The legal framework has struggled to keep pace. In many jurisdictions, recording someone in a public place is not automatically illegal, even if the individual being filmed is unaware of it. As a result, the boundaries between acceptable use, harassment, and exploitation remain blurred.
The Kenya Connection: Who Sees Your Footage?
A second investigation, conducted by Swedish newspapers Svenska Dagbladet and Göteborgs- Posten, raised an even more unsettling possibility.
According to interviews with workers in Nairobi, Kenya employed by Sama, a data-annotation firm, that has previously worked with major technology companies to help train artificial intelligence systems. These workers review images and video clips so that AI models can better recognize objects, environments, and human interactions.
According to interviews conducted during the investigation, some of the material they encountered included highly personal and sensitive footage captured inside users’ homes. Workers said the content sometimes showed people in private situations including individuals undressing or engaging in intimate moments which appeared to have been recorded unintentionally.
One Nairobi-based worker described the experience bluntly, saying:
“We see everything, from living rooms to naked bodies.”
The remark reflects the uncomfortable reality of large-scale AI training systems: behind automated technology, there are often thousands of human reviewers analyzing raw data.
The investigation suggested that some recordings may originate from moments when users were unaware their devices were still capturing footage. Workers claimed that in certain cases people appeared to be filmed in bedrooms, bathrooms, or other private spaces.
Meta has responded by stating that media captured through its smart glasses typically remains on the user’s device unless the user chooses to share it with Meta’s AI services. The company says that when content is used to improve AI performance, safeguards such as automated filtering and identity-blurring technologies are applied.
However, privacy experts say the controversy highlights a larger structural issue with modern AI products. Once user-generated media enters a machine-learning pipeline, the average user may have little visibility into how that data is processed, who reviews it, or how long it remains within corporate systems.

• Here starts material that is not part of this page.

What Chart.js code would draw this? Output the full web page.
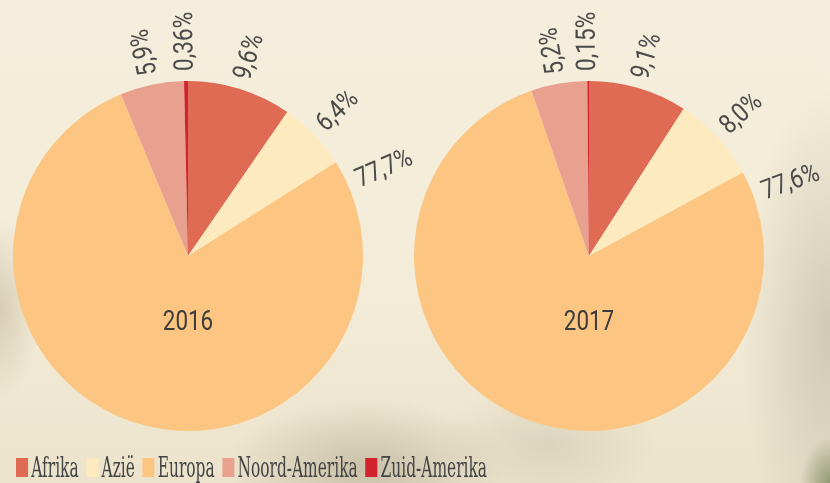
<!DOCTYPE html>
<html>
<head>
<meta charset="utf-8">
<script src="https://cdn.jsdelivr.net/npm/chart.js@4/dist/chart.umd.min.js"></script>
<style>
  html, body { margin: 0; padding: 0; }
  body {
    width: 830px; height: 483px; overflow: hidden; position: relative;
    background:
      radial-gradient(ellipse 30px 45px at 100% 100%, rgba(90,110,60,0.6), rgba(90,110,60,0) 100%),
      radial-gradient(ellipse 140px 70px at 44% 97%, rgba(150,140,118,0.40), rgba(150,140,118,0) 100%),
      radial-gradient(ellipse 110px 60px at 66% 92%, rgba(170,160,140,0.25), rgba(170,160,140,0) 100%),
      radial-gradient(ellipse 90px 240px at 100% 68%, rgba(175,168,150,0.50), rgba(175,168,150,0) 100%),
      radial-gradient(ellipse 40px 90px at 0% 64%, rgba(175,160,130,0.40), rgba(175,160,130,0) 100%),
      linear-gradient(180deg, #f5eedc 0%, #f3ecd8 60%, #ece3cc 100%);
  }
  .pie { position: absolute; top: 0; height: 483px; }
  #c2016 { left: 0; width: 415px; }
  #c2017 { left: 400px; width: 430px; }
  #legend {
    position: absolute; left: 16px; top: 453px;
    font-family: "DejaVu Serif Condensed", "DejaVu Serif", serif;
    font-stretch: condensed;
    font-size: 27px; line-height: 30px; color: #444; white-space: nowrap;
    transform: scaleX(0.635); transform-origin: 0 0;
  }
  #legend span.item { display: inline-block; margin-right: 12px; }
  #legend span.box { display: inline-block; width: 19px; height: 19px; vertical-align: baseline; margin-right: 5px; }
</style>
</head>
<body>
<canvas id="c2016" class="pie" width="415" height="483"></canvas>
<canvas id="c2017" class="pie" width="430" height="483"></canvas>
<div id="legend"></div>
<script>
// categories and colours
const regions = ['Afrika', 'Azië', 'Europa', 'Noord-Amerika', 'Zuid-Amerika'];
const regionColors = ['#df6b54', '#feeabf', '#fcc682', '#e8a18e', '#d2222d'];

// shares in percent, per year
const years = ['2016', '2017'];
const values2016 = [9.6, 6.4, 77.7, 5.9, 0.36];
const values2017 = [9.1, 8.0, 77.6, 5.2, 0.15];
const labels2016 = ['9,6%', '6,4%', '77,7%', '5,9%', '0,36%'];
const labels2017 = ['9,1%', '8,0%', '77,6%', '5,2%', '0,15%'];

// draws the rotated percentage labels and the year in the middle
const pieText = {
  id: 'pieText',
  afterDatasetsDraw(chart, args, opts) {
    const ctx = chart.ctx;
    const arcs = chart.getDatasetMeta(0).data;
    ctx.save();
    ctx.fillStyle = '#4a4a4a';
    ctx.font = '27px Roboto';
    ctx.textBaseline = 'middle';
    ctx.textAlign = 'left';
    arcs.forEach((arc, i) => {
      const p = arc.getProps(['x', 'y', 'startAngle', 'endAngle', 'outerRadius'], true);
      let a = (p.startAngle + p.endAngle) / 2;
      // big slice: label sits near its start instead of the middle
      if (p.endAngle - p.startAngle > Math.PI) a = p.startAngle + 0.15;
      ctx.save();
      ctx.translate(p.x, p.y);
      ctx.rotate(a);
      ctx.scale(0.84, 1);
      ctx.fillText(opts.labels[i], (p.outerRadius + 10) / 0.84, 0);
      ctx.restore();
    });
    const c = arcs[0];
    ctx.font = '28px Roboto';
    ctx.textAlign = 'center';
    ctx.fillStyle = '#3c3c3c';
    ctx.translate(c.x, c.y + 67);
    ctx.scale(0.8, 1);
    ctx.fillText(opts.year, 0, 0);
    ctx.restore();
  }
};

function makePie(id, values, labels, year, pad) {
  new Chart(document.getElementById(id), {
    type: 'pie',
    data: {
      labels: regions,
      datasets: [{
        data: values,
        backgroundColor: regionColors,
        borderWidth: 0
      }]
    },
    options: {
      responsive: false,
      animation: false,
      layout: { padding: pad },
      plugins: {
        legend: { display: false },
        tooltip: { enabled: false },
        pieText: { labels: labels, year: year }
      }
    },
    plugins: [pieText]
  });
}

makePie('c2016', values2016, labels2016, years[0], { left: 13, right: 52, top: 81, bottom: 52 });
makePie('c2017', values2017, labels2017, years[1], { left: 14, right: 66, top: 81, bottom: 52 });

// legend built from the same arrays
const legend = document.getElementById('legend');
regions.forEach((name, i) => {
  const item = document.createElement('span');
  item.className = 'item';
  const box = document.createElement('span');
  box.className = 'box';
  box.style.background = regionColors[i];
  item.appendChild(box);
  item.appendChild(document.createTextNode(name));
  legend.appendChild(item);
});
</script>
</body>
</html>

The Kenya investigation therefore points to a broader concern: as AI-powered wearable devices expand, the invisible infrastructure behind them data reviewers, outsourced contractors, and training pipelines may expose far more of users’ lives than the technology’s sleek design suggests.
Meta’s Response
Meta disputes parts of the claims and says media captured by the glasses remains on the user’s device unless it is intentionally shared. The company also says that when users interact with Meta AI, certain data may be reviewed by contractors to improve the system something it says is common across the tech industry.
Meta states that face in annotation data are automatically blurred and that safeguards exist to prevent sensitive information from being exposed. But workers interviewed in the investigation say those protections do not always work, particularly in difficult lighting conditions. The company has said it is reviewing the allegations.